La Santa Sede all’Onu sulle missioni di pace nel mondo
Roberto Piermarini - Città del Vaticano
Le operazioni di pace non sono più soltanto strumenti per il ripristino della pace dopo lo scoppio dei conflitti, ma sono considerate sempre più, e giustamente, come misure preventive per evitare che le situazioni di tensione si trasformino in conflitti veri e propri e come un elemento importante nella costruzione della pace post-bellica. Così il mons. Auza, osservatore permanente Santa Sede all’Onu, sulla revisione completa delle operazioni di pace nel mondo.
Evitare le guerre se vogliamo un vero sviluppo integrale per tutti
Mons. Auza nel suo intervento ha ricordato le parole di Papa Francesco quando nel suo discorso all'Assemblea Generale dell’Onu del 2015, ha detto che "La guerra è la negazione di tutti i diritti......". “Se vogliamo un vero sviluppo umano integrale per tutti – ha detto l’osservatore permanente all’Onu - dobbiamo lavorare instancabilmente per evitare la guerra tra le nazioni e tra i popoli. A tal fine è necessario garantire lo stato di diritto e l'instancabile ricorso alla negoziazione, alla mediazione e all'arbitrato, come proposto dalla Carta delle Nazioni Unite, che costituisce veramente una norma giuridica fondamentale".

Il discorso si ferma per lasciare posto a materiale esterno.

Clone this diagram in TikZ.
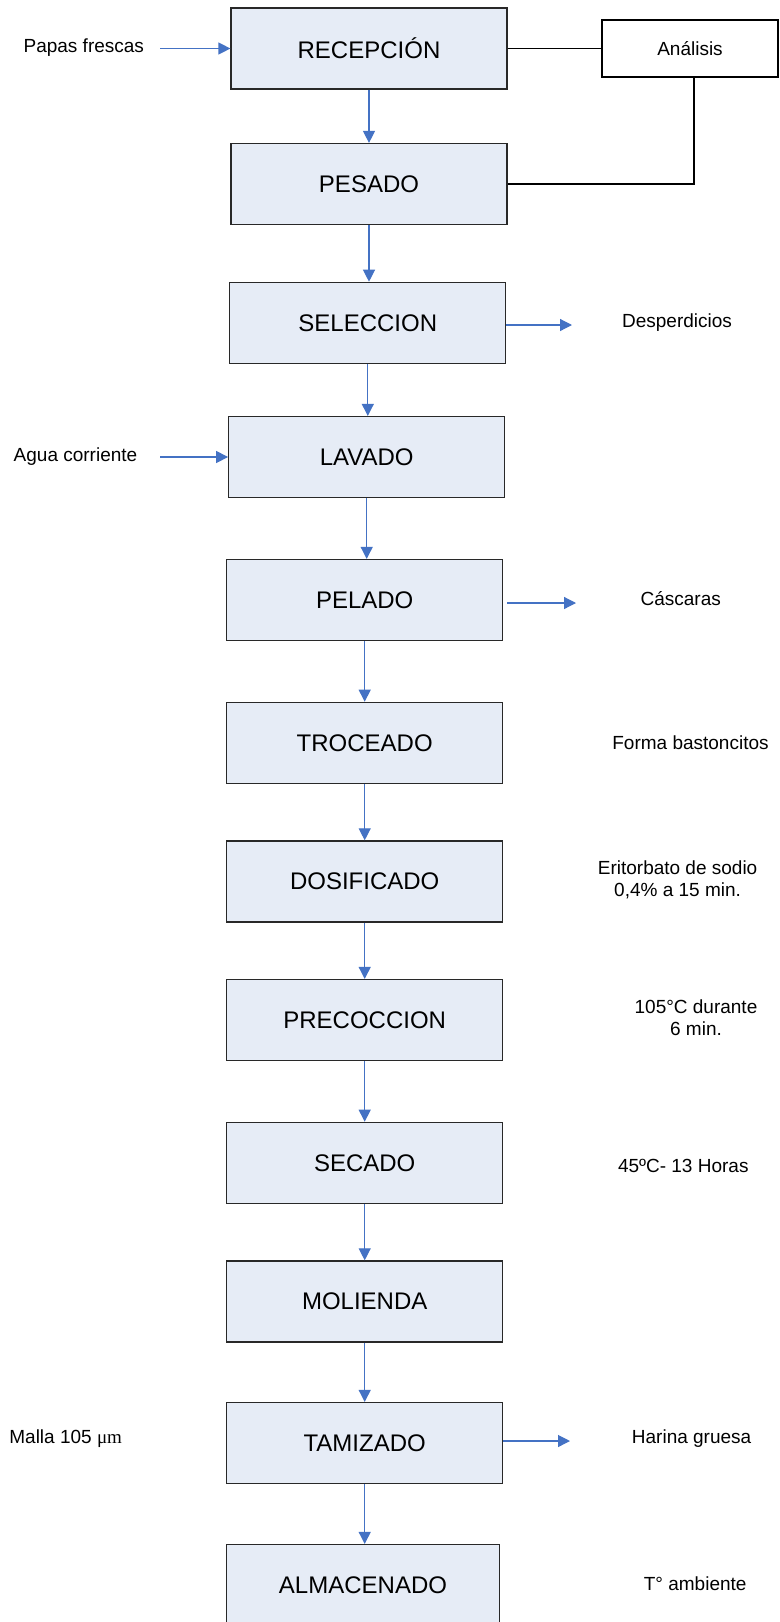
\documentclass[tikz,border=0pt]{standalone}
\usepackage{fontspec}
\setmainfont{Liberation Sans}
\newfontfamily\serifmu{Liberation Serif}
\usetikzlibrary{positioning, arrows.meta}
\definecolor{boxfill}{RGB}{230,236,246}
\definecolor{boxline}{RGB}{40,40,40}
\definecolor{flowblue}{RGB}{68,114,196}

\begin{document}
\begin{tikzpicture}[x=1pt,y=-1pt,
  procbox/.style={draw=boxline,fill=boxfill,line width=1.2pt,minimum width=276pt,
    minimum height=81pt,inner sep=0pt,font=\fontsize{24}{28}\selectfont},
  anabox/.style={draw=black,fill=white,line width=1.3pt,minimum width=176pt,
    minimum height=57pt,inner sep=0pt,font=\fontsize{19}{22}\selectfont},
  sidetext/.style={font=\fontsize{19}{22}\selectfont,align=center,inner sep=0pt},
  flow/.style={draw=flowblue,line width=1.2pt,-{Triangle[length=12pt,width=12pt]}},
  link/.style={draw=black,line width=1.4pt}]
\clip (0,0) rectangle (779,1622);
\fill[white] (0,0) rectangle (779,1622);

\node[procbox] (rec) at (369,48.5) {RECEPCIÓN};
\node[procbox] (pes) at (369,184) {PESADO};
\node[procbox] (sel) at (367.8,322.8) {SELECCION};
\node[procbox] (lav) at (366.7,457) {LAVADO};
\node[procbox] (pel) at (364.7,600) {PELADO};
\node[procbox] (tro) at (364.7,742.8) {TROCEADO};
\node[procbox] (dos) at (364.7,881.4) {DOSIFICADO};
\node[procbox] (pre) at (364.7,1020) {PRECOCCION};
\node[procbox] (sec) at (364.7,1162.8) {SECADO};
\node[procbox] (mol) at (364.7,1301.4) {MOLIENDA};
\node[procbox] (tam) at (364.7,1443) {TAMIZADO};
\node[procbox,minimum width=273pt] (alm) at (363,1585) {ALMACENADO};

\node[anabox] (ana) at (690,48.5) {Análisis};

\node[sidetext] (papas) at (83.8,47.6) {Papas frescas};
\node[sidetext] (agua) at (75.5,456.2) {Agua corriente};
\node[sidetext] (desp) at (677,322.8) {Desperdicios};
\node[sidetext] (casc) at (680.7,599) {Cáscaras};
\node[sidetext] (forma) at (690.5,742.8) {Forma bastoncitos};
\node[sidetext] (erit) at (677.6,880) {Eritorbato de sodio\\0,4\% a 15 min.};
\node[sidetext] (temp) at (696,1018) {105°C durante\\6 min.};
\node[sidetext] (secinfo) at (683.3,1165.9) {45ºC- 13 Horas};
\node[sidetext] (malla) at (65.7,1439) {Malla 105 {\serifmu μm}};
\node[sidetext] (harina) at (691.6,1439) {Harina gruesa};
\node[sidetext] (tamb) at (695.2,1583.8) {T° ambiente};

\coordinate (papas-out) at (160,48.5);
\coordinate (agua-out) at (160,457);
\coordinate (desp-in) at (572,325);
\coordinate (casc-in) at (576,603);
\coordinate (harina-in) at (570,1441);

\foreach \a/\b in {rec/pes,pes/sel,sel/lav,lav/pel,pel/tro,tro/dos,dos/pre,pre/sec,sec/mol,mol/tam,tam/alm}
  \draw[flow] (\a.south) -- (\a.south |- \b.north);

\draw[flow] (papas-out) -- (rec.west);
\draw[flow] (agua-out) -- (lav.west);
\draw[flow] (sel.east |- desp-in) -- (desp-in);
\draw[flow] ([xshift=4pt]pel.east |- casc-in) -- (casc-in);
\draw[flow] (tam.east |- harina-in) -- (harina-in);

\draw[link] (rec.east) -- (ana.west);
\draw[link] ([xshift=4pt]ana.south) |- (pes.east);
\end{tikzpicture}
\end{document}
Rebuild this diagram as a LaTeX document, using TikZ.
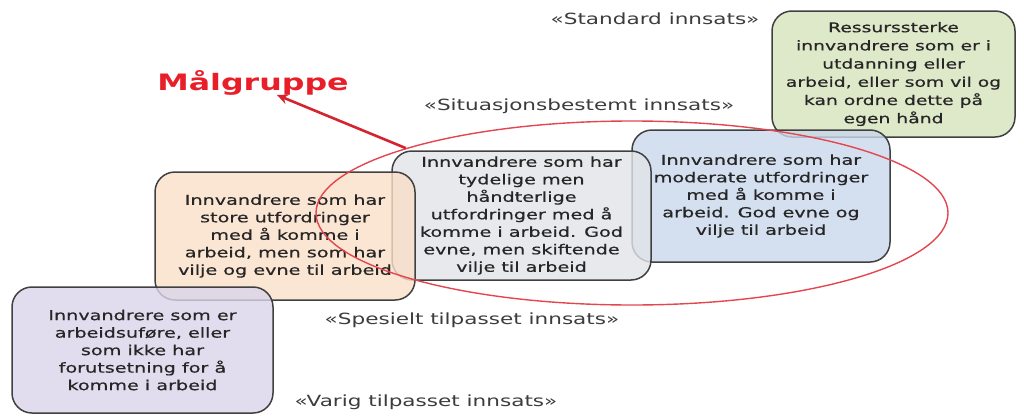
\documentclass[tikz,border=0pt]{standalone}
\usepackage{fontspec}
\setmainfont{DejaVu Sans}
\newfontfamily\bx[FakeStretch=1.4]{DejaVu Sans}
\newfontfamily\bxt[FakeStretch=1.4,FakeBold=0.6]{DejaVu Sans}
\usetikzlibrary{shapes.geometric,arrows.meta}
\definecolor{gfill}{RGB}{214,227,188}
\definecolor{bfill}{RGB}{201,216,236}
\definecolor{grfill}{RGB}{226,228,232}
\definecolor{ofill}{RGB}{250,222,200}
\definecolor{pfill}{RGB}{218,213,234}
\definecolor{boxline}{RGB}{64,64,64}
\definecolor{labgray}{RGB}{60,60,60}
\definecolor{ellred}{RGB}{228,70,80}
\definecolor{arrred}{RGB}{212,36,48}
\definecolor{malred}{RGB}{232,30,40}
\begin{document}
\begin{tikzpicture}[x=1pt,y=-1pt,
  box/.style={draw=boxline, line width=1.5pt, rounded corners=20pt, inner sep=0pt,
    align=center, fill opacity=0.8, text opacity=1, text=black!85,
    font=\bxt\fontsize{13.7}{17.5}\selectfont},
  lab/.style={inner sep=0pt, text=labgray, font=\bx\fontsize{15.4}{18}\selectfont}]
\useasboundingbox (0,0) rectangle (1024,415);

% boxes
\node[box, fill=gfill, minimum width=243pt, minimum height=126pt,
  font=\bxt\fontsize{13.4}{18.2}\selectfont] (green) at (893.5,74)
  {Ressurssterke\\innvandrere som er i\\utdanning eller\\arbeid, eller som vil og\\kan ordne dette på\\egen hånd};
\node[box, fill=bfill, minimum width=258pt, minimum height=132pt] (blue) at (761,196)
  {Innvandrere som har\\moderate utfordringer\\med å komme i\\arbeid. God evne og\\vilje til arbeid};
\node[box, fill=grfill, minimum width=259pt, minimum height=129pt] (gray) at (521.5,215.5)
  {Innvandrere som har\\tydelige men\\håndterlige\\utfordringer med å\\komme i arbeid. God\\evne, men skiftende\\vilje til arbeid};
\node[box, fill=ofill, minimum width=260pt, minimum height=128pt] (orange) at (285,236)
  {Innvandrere som har\\store utfordringer\\med å komme i\\arbeid, men som har\\vilje og evne til arbeid};
\node[box, fill=pfill, minimum width=261pt, minimum height=126pt] (purple) at (142.5,350)
  {Innvandrere som er\\arbeidsuføre, eller\\som ikke har\\forutsetning for å\\komme i arbeid};

% ellipse
\node[draw=ellred, line width=1.4pt, ellipse, minimum width=632pt, minimum height=184pt,
  inner sep=0pt] (ell) at (632,213) {};

% labels
\node[lab] (standard) at (655,19) {«Standard innsats»};
\node[lab] (situasjon) at (579,106) {«Situasjonsbestemt innsats»};
\node[lab] (spesielt) at (472,320) {«Spesielt tilpasset innsats»};
\node[lab] (varig) at (426,402) {«Varig tilpasset innsats»};

% Malgruppe
\node[inner sep=0pt, anchor=base, text=malred, font=\bx\bfseries\fontsize{22.6}{26}\selectfont]
  (malgruppe) at (253,90) {Målgruppe};
\coordinate (tip) at (277,95);
\draw[arrred, line width=2.6pt, -{Stealth[length=11pt,width=10pt]}] (ell.164) -- (tip);
\end{tikzpicture}
\end{document}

Importante ruolo delle donne nell’attuazione degli accordi di pace
Riguardo alla piena partecipazione delle donne come agenti attivi nella pace e nella sicurezza anche se non così tante di loro possono essere visibili ai tavoli di negoziazione, hanno sempre svolto un ruolo importante nella prevenzione dei conflitti e nell'attuazione degli accordi di pace, ha osservato mons. Auza. “Sono agenti di cambiamento sul campo, i migliori insegnanti di empatia nelle sofferenze altrui e attenzione ai punti di vista degli altri, con una particolare capacità di perdonare e di compiere i primi passi nel processo di riconciliazione”.
Lo sviluppo non è possibile senza pace e la pace non è possibile senza sviluppo
Mons. Auza ha ribadito l'importanza per la Santa Sede di affrontare le cause profonde dei conflitti in modo significativo e obiettivo. “Lo sviluppo, la sicurezza e i diritti umani sono strettamente connessi. Lo sviluppo non è possibile senza pace e la pace non è possibile senza sviluppo. L'insicurezza e le ingiustizie come la disuguaglianza, la corruzione, il malgoverno e i flussi finanziari e di armi illeciti, sono tutte cause di violenza nelle società. Nessuna società può prosperare se è lacerata dai conflitti. I cittadini non possono realizzare il loro potenziale se sono travolti dall'instabilità e dall'insicurezza. Al contrario, lo sviluppo inclusivo e sostenibile non è solo fine a se stesso, ma è anche la migliore difesa contro i rischi di conflitti violenti”.
Le migrazioni forzate come arma di guerra
Mons. Auza ha affermato che a Santa Sede è profondamente preoccupata per la pratica dell’emigrazione forzata come arma di guerra da parte di Stati e attori non statali. Ciò ha conseguenze particolarmente disastrose per le popolazioni minoritarie, comprese le minoranze religiose. “Di fronte a milioni di rifugiati e di persone costrette a sfollare a causa di conflitti e persecuzioni,- ha detto - i valori espressi nella Carta delle Nazioni Unite, in particolare il rispetto dei diritti umani fondamentali e la dignità e il valore della persona umana, devono essere al centro della nostra risposta alla loro situazione. In varie occasioni, Papa Francesco ha esortato tutti, in uno spirito di compassione e solidarietà, ad accoglierli, proteggerli, promuoverli e integrarli.
La Santa Sede elogia le missioni di pace dell'Onu
In conclusione, la mia Delegazione elogia le attività delle missioni di pace dell'Onu e i sacrifici compiuti dalle forze di pace che in molti casi si sono offerte in ultima istanza nell'interesse della pace, e ribadisce l'impegno della Santa Sede a collaborare nell'opera di prevenzione e risoluzione dei conflitti e la stabilizzazione e il consolidamento della pace post-bellica.